## [Exercise task]
Line by line, repeat the data below exactly, beginning at the first line and ending at the line with "const xMinorTicks = [3250, 2750, 2250, 1750, 1250, 750];". Omit pictures.

──────── Data block

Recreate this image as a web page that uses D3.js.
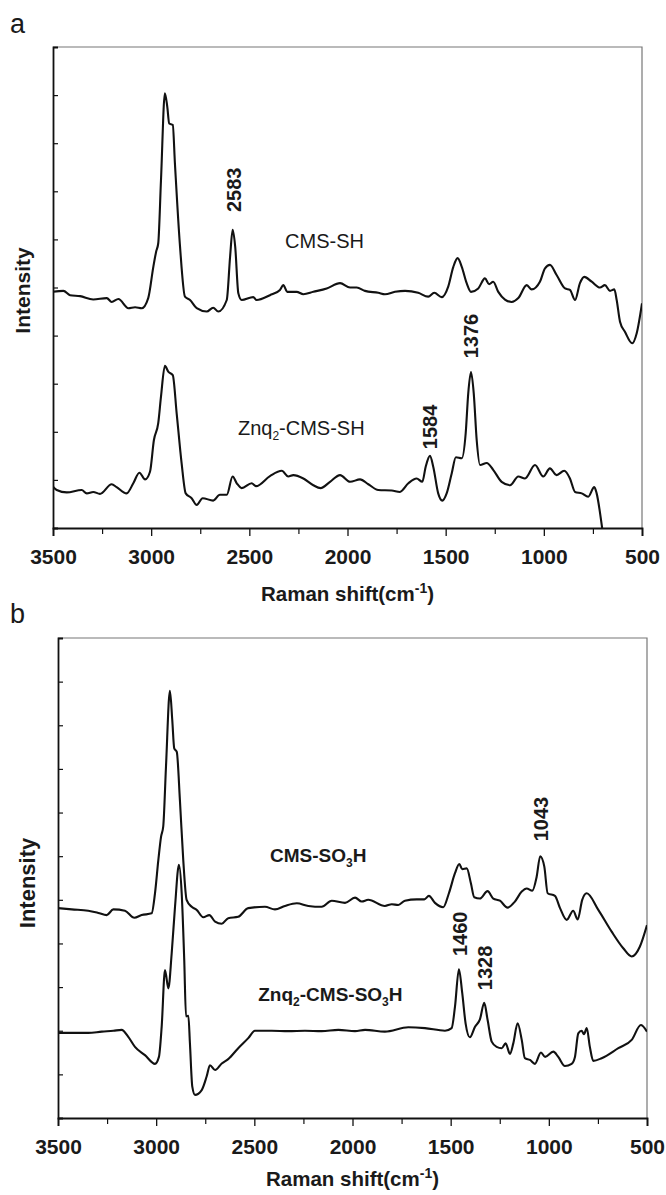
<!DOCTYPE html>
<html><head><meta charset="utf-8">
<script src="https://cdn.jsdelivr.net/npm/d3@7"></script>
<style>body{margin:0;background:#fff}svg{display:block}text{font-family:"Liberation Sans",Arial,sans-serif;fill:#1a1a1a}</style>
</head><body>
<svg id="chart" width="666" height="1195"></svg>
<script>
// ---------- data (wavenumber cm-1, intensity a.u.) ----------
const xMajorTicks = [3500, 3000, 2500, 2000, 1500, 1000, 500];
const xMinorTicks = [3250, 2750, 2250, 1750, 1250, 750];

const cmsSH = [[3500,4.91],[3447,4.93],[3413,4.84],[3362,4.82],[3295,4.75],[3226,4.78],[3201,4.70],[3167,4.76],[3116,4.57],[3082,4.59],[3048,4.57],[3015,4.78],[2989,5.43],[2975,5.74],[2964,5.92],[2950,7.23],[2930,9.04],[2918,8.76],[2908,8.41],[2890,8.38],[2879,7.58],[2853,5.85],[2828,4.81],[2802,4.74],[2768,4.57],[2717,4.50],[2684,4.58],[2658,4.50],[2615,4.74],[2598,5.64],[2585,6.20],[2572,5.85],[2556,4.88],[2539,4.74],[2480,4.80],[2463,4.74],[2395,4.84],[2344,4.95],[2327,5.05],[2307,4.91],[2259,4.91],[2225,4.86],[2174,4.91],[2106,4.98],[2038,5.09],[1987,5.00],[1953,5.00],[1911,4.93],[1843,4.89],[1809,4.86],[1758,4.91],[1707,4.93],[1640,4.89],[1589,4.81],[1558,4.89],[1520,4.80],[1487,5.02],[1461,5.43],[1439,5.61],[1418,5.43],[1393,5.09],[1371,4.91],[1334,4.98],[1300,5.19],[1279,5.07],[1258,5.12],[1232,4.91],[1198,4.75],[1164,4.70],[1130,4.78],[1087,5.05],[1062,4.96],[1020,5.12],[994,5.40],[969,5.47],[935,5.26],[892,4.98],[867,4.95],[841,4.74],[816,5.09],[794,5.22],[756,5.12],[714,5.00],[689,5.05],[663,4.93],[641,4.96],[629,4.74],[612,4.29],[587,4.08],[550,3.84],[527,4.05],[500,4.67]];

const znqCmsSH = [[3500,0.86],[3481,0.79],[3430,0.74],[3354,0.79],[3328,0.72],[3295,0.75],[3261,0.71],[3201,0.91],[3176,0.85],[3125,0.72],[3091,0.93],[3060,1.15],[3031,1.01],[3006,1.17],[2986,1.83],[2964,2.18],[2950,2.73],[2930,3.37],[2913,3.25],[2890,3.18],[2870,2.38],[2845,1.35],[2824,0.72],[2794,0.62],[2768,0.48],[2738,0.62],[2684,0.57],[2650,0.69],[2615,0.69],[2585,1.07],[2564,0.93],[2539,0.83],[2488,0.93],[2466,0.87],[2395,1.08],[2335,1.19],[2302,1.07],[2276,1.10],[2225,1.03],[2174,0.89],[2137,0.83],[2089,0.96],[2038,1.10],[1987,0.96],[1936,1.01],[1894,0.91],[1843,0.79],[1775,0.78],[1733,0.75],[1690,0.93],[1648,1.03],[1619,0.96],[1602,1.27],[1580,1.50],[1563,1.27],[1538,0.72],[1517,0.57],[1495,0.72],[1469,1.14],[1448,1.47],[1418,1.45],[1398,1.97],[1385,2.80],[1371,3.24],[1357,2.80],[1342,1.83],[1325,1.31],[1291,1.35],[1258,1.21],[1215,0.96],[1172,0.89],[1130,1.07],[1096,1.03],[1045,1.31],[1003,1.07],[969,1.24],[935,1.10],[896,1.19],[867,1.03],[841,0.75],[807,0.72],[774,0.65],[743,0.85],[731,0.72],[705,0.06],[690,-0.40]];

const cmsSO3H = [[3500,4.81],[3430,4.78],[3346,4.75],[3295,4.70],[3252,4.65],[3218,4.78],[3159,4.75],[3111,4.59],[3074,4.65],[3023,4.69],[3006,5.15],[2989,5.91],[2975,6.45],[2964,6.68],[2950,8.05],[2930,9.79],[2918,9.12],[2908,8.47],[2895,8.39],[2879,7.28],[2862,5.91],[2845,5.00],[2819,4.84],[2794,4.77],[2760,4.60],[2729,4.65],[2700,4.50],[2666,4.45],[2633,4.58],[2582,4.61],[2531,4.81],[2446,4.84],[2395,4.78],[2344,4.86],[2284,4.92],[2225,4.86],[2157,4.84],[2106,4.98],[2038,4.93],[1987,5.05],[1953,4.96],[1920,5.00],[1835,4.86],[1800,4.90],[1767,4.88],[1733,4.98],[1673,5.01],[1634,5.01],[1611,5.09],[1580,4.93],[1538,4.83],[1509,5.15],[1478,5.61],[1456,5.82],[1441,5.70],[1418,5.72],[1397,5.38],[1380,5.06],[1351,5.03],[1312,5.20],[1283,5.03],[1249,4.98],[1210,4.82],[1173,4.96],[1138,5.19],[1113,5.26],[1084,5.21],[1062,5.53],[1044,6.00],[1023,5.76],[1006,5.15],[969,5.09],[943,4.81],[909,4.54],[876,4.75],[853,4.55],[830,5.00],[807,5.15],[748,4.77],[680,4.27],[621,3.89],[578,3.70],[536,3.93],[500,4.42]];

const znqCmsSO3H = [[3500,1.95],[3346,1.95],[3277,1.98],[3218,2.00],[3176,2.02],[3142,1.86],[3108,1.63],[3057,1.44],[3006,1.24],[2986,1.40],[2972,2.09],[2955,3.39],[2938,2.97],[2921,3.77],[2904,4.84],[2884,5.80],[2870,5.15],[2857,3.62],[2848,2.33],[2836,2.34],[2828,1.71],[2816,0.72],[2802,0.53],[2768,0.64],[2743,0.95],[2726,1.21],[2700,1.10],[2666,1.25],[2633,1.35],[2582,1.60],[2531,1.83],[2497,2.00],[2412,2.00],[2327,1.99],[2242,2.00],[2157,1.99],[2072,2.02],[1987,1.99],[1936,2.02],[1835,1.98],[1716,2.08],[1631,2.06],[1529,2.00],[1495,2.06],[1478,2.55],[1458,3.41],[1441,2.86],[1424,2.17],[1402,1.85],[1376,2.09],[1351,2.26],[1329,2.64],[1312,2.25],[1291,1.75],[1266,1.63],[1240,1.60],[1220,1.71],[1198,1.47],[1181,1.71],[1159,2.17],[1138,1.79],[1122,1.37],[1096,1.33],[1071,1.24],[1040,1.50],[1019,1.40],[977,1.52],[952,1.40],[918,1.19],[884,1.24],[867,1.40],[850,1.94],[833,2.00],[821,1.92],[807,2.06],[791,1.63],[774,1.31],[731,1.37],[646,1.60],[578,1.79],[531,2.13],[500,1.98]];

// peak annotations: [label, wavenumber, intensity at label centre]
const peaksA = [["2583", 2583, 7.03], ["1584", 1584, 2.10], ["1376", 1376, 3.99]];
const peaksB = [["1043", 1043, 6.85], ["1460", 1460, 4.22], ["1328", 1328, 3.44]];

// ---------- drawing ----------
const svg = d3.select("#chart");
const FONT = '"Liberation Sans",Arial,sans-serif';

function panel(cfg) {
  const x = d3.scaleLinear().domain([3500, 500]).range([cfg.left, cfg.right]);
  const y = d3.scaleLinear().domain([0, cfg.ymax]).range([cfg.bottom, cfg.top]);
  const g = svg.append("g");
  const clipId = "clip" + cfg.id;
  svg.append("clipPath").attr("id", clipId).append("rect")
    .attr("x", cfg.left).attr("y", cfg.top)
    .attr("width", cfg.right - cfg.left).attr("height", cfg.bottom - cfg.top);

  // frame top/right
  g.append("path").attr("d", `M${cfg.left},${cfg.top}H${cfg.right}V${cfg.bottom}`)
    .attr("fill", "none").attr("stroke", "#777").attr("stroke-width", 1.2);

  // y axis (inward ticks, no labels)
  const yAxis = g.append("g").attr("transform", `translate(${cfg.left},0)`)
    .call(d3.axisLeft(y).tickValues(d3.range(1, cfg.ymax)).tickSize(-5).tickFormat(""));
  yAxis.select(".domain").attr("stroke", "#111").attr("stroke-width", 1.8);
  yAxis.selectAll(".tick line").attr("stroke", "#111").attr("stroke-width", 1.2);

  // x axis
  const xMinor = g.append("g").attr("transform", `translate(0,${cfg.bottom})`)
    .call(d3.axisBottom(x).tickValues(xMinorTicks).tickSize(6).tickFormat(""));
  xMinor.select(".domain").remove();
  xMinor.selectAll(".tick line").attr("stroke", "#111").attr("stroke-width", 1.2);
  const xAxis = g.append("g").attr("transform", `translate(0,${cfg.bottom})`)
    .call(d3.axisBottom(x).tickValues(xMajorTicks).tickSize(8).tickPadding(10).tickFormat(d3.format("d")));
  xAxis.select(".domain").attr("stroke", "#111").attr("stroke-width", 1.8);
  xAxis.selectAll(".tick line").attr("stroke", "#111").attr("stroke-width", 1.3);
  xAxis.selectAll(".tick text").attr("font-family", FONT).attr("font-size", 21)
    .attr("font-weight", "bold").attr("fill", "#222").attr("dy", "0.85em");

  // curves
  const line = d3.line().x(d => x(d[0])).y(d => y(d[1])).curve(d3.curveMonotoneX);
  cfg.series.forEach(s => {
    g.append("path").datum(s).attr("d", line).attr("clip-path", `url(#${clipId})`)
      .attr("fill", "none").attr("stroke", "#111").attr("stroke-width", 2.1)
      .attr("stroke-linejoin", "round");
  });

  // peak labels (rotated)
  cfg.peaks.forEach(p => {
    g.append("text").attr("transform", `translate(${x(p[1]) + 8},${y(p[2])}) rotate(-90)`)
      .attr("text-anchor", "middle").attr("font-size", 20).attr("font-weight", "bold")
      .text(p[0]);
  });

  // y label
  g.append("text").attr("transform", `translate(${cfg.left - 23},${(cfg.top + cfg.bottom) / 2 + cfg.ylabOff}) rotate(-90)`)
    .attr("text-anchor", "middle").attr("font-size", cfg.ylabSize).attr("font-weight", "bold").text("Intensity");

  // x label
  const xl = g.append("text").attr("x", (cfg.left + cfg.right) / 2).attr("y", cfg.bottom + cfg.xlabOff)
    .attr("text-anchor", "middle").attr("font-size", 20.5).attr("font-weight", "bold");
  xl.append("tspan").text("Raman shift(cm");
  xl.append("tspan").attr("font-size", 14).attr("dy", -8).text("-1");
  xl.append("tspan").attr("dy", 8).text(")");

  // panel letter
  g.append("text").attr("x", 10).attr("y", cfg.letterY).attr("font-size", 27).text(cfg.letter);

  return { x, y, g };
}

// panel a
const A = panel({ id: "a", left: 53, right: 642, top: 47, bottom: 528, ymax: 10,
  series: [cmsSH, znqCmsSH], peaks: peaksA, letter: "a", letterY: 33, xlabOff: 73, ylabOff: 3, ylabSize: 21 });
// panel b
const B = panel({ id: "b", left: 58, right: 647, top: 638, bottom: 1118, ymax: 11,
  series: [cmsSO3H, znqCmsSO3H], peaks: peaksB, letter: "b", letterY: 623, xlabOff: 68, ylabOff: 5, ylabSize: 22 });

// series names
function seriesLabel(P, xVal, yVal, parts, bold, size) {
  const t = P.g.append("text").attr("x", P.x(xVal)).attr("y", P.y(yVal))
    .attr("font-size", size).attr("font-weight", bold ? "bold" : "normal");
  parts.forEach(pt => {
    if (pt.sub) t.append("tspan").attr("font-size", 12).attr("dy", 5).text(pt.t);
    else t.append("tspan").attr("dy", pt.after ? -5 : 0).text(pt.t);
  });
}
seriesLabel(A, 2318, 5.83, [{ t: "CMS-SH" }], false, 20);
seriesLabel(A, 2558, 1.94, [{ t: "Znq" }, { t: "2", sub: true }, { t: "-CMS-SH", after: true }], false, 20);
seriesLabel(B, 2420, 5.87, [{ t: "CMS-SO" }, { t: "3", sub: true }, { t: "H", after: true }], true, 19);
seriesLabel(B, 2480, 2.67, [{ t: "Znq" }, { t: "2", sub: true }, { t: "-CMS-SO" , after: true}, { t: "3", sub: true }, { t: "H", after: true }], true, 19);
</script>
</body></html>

────────────────

## [Written answer]
Recreate this image as a web page that uses D3.js.
<!DOCTYPE html>
<html><head><meta charset="utf-8">
<script src="https://cdn.jsdelivr.net/npm/d3@7"></script>
<style>body{margin:0;background:#fff}svg{display:block}text{font-family:"Liberation Sans",Arial,sans-serif;fill:#1a1a1a}</style>
</head><body>
<svg id="chart" width="666" height="1195"></svg>
<script>
// ---------- data (wavenumber cm-1, intensity a.u.) ----------
const xMajorTicks = [3500, 3000, 2500, 2000, 1500, 1000, 500];
const xMinorTicks = [3250, 2750, 2250, 1750, 1250, 750];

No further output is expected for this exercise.